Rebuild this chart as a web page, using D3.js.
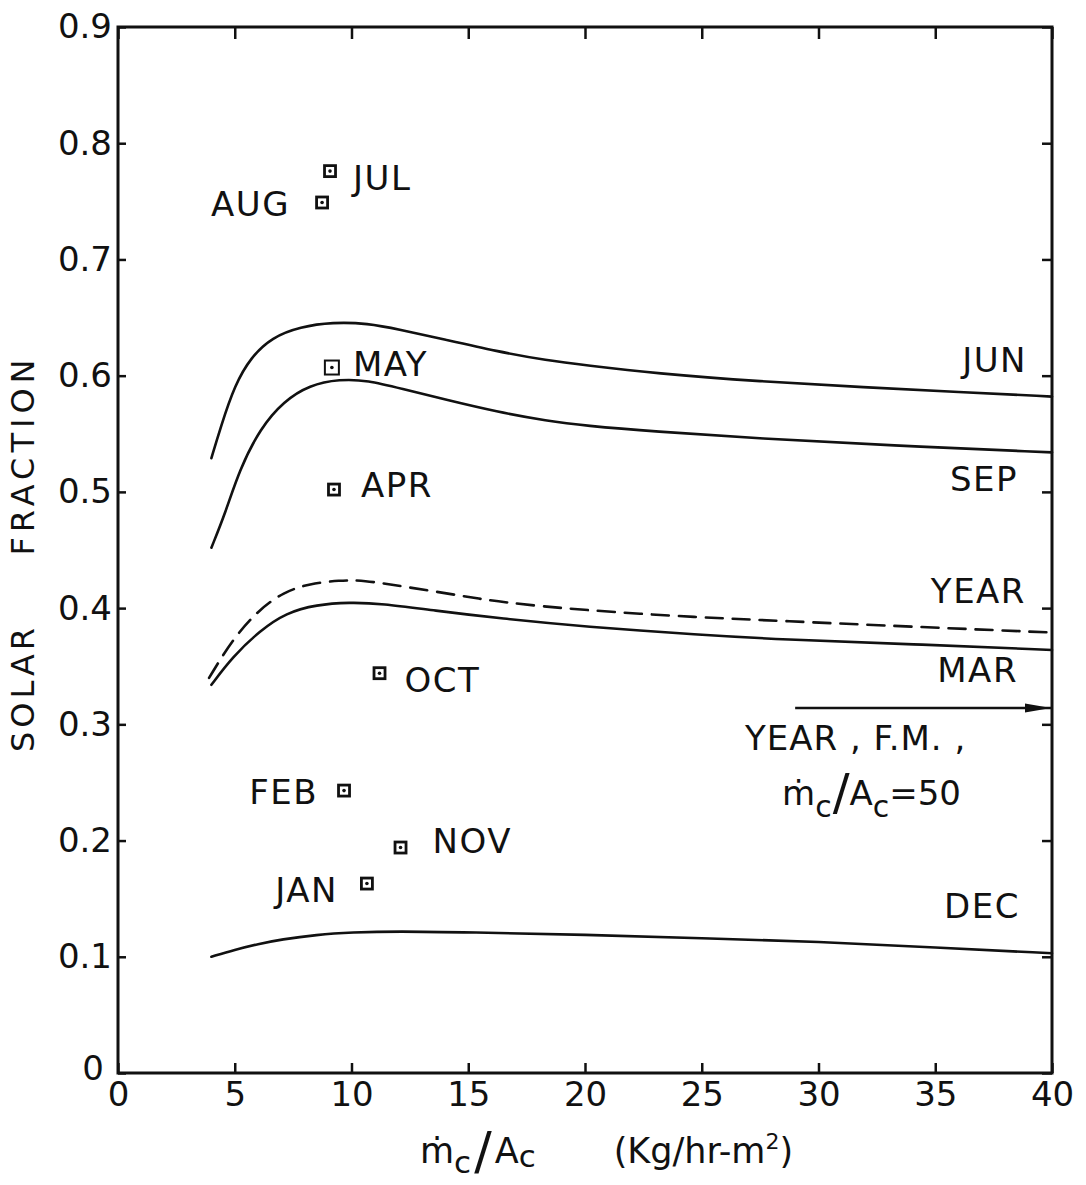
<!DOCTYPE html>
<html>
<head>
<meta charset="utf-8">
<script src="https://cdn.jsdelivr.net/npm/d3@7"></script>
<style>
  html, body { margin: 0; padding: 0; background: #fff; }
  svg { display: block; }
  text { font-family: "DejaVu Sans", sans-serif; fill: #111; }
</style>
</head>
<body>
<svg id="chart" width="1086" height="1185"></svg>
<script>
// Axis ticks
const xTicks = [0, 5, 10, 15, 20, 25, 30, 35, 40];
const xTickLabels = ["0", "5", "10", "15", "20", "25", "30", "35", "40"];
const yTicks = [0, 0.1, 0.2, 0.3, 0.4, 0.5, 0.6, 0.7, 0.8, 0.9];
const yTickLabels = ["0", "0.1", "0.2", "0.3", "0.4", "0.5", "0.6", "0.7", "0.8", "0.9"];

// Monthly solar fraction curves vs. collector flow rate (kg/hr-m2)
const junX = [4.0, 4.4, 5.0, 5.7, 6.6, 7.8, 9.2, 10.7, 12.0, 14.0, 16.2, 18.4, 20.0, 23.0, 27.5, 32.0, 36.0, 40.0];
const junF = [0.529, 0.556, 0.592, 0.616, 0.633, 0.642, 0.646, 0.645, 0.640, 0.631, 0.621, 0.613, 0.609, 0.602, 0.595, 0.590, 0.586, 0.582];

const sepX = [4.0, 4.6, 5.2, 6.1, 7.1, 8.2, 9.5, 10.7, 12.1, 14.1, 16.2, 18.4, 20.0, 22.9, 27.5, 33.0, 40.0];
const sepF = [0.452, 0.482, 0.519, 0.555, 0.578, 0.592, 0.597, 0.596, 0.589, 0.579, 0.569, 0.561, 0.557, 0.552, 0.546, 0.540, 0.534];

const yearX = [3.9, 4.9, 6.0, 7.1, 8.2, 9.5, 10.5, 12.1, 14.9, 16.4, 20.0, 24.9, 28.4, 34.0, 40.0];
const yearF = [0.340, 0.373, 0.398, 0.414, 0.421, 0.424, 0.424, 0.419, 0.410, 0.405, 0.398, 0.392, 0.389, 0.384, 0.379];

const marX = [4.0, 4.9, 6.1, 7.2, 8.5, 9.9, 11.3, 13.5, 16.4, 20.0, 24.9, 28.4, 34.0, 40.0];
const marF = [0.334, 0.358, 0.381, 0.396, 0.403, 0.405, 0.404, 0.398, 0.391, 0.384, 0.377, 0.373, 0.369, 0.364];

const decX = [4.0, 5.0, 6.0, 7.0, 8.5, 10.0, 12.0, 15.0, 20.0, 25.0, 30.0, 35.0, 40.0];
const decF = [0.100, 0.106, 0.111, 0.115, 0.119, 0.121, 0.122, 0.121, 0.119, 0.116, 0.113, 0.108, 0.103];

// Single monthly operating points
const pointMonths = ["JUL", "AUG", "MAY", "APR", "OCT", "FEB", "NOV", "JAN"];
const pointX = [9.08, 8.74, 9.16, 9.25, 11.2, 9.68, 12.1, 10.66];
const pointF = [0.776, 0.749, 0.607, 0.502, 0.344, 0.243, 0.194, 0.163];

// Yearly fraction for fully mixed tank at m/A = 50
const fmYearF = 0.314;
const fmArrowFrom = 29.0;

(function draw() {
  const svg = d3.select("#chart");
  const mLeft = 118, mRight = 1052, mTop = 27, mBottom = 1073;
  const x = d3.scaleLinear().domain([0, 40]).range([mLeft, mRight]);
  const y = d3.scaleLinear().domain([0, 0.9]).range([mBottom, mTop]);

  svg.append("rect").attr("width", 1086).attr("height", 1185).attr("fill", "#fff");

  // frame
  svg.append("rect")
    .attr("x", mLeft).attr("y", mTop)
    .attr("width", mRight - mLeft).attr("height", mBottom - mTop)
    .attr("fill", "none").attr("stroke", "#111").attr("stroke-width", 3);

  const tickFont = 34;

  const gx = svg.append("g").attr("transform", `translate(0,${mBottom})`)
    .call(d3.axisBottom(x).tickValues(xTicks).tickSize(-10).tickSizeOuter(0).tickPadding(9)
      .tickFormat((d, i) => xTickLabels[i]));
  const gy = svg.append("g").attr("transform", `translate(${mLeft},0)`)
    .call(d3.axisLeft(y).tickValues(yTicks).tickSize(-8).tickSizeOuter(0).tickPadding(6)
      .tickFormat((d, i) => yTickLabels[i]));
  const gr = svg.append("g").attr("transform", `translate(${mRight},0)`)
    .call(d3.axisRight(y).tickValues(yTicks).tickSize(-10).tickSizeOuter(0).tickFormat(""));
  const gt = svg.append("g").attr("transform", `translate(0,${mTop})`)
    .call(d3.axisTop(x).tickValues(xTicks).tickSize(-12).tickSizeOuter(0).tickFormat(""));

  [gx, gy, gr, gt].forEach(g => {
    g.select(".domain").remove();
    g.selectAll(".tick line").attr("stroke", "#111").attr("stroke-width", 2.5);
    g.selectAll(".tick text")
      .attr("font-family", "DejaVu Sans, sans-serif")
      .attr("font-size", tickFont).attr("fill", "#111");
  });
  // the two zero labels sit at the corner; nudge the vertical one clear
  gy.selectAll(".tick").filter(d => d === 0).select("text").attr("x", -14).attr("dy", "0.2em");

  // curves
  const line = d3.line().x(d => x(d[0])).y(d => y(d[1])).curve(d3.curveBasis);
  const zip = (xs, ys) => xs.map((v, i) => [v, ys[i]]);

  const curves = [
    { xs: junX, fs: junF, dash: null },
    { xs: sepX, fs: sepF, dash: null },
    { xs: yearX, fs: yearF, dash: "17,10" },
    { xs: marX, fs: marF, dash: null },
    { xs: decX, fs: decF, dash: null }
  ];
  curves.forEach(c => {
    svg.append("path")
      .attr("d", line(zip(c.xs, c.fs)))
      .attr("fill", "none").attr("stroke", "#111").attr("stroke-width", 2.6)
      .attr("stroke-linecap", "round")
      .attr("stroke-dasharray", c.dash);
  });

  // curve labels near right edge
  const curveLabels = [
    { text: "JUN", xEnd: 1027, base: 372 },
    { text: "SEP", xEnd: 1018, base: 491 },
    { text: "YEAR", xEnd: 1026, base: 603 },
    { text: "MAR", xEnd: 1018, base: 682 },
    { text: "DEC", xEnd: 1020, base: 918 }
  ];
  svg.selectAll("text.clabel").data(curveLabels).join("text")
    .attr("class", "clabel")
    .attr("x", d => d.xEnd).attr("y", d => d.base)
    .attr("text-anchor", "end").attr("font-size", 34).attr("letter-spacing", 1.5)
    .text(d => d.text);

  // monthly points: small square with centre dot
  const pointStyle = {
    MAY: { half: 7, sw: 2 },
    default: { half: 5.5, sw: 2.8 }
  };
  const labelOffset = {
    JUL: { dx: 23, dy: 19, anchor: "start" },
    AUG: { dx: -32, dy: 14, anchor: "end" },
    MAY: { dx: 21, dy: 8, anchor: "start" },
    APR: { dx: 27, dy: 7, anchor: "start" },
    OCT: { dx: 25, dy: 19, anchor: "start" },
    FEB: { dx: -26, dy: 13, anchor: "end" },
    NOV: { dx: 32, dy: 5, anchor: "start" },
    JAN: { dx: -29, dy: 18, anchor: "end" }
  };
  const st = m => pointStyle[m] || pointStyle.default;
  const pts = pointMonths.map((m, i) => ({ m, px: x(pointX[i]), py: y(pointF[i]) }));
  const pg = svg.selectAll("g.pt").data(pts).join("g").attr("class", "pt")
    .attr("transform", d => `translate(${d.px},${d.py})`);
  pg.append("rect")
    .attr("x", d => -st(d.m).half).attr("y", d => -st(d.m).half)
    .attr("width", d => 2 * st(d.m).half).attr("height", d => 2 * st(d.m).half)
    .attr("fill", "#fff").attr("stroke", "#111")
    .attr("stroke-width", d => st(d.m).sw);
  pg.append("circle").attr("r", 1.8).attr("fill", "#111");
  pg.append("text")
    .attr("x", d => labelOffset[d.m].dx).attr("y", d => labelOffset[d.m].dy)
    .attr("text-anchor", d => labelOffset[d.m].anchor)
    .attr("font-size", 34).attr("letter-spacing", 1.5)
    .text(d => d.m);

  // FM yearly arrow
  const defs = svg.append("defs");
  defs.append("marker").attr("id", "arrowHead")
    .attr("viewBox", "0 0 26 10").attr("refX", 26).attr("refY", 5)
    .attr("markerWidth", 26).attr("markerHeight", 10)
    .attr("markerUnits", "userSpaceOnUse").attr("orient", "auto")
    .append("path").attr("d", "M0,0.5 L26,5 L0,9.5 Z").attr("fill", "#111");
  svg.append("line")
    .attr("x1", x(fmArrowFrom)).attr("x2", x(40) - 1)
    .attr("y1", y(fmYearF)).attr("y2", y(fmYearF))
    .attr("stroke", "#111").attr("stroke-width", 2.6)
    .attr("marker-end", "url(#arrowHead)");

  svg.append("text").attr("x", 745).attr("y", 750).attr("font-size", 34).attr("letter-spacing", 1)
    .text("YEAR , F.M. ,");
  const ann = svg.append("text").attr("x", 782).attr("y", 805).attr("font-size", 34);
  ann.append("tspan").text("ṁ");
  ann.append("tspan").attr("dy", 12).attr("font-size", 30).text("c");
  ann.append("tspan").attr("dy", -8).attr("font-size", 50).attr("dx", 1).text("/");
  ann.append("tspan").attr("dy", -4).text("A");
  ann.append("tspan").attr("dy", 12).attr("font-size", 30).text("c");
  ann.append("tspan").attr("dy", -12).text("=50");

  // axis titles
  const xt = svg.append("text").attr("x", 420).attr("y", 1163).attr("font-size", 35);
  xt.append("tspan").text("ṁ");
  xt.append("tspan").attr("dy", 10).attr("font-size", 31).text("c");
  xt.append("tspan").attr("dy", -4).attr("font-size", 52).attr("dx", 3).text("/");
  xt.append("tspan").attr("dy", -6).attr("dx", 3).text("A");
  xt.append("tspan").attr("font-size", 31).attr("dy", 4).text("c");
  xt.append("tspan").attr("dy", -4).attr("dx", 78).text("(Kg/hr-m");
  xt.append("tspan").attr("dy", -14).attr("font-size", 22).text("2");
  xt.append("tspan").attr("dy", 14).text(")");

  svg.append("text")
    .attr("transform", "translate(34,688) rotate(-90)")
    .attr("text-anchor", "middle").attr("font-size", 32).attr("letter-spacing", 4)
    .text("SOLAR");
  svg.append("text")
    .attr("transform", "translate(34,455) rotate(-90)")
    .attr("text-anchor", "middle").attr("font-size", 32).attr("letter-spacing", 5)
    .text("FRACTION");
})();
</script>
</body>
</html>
::::
**SHORT PROBLEM**
Read through the lines above and collect those that contain the string "chart".

**EXERCISE RESPONSE**
Rebuild this chart as a web page, using D3.js.
<svg id="chart" width="1086" height="1185"></svg>
  const svg = d3.select("#chart");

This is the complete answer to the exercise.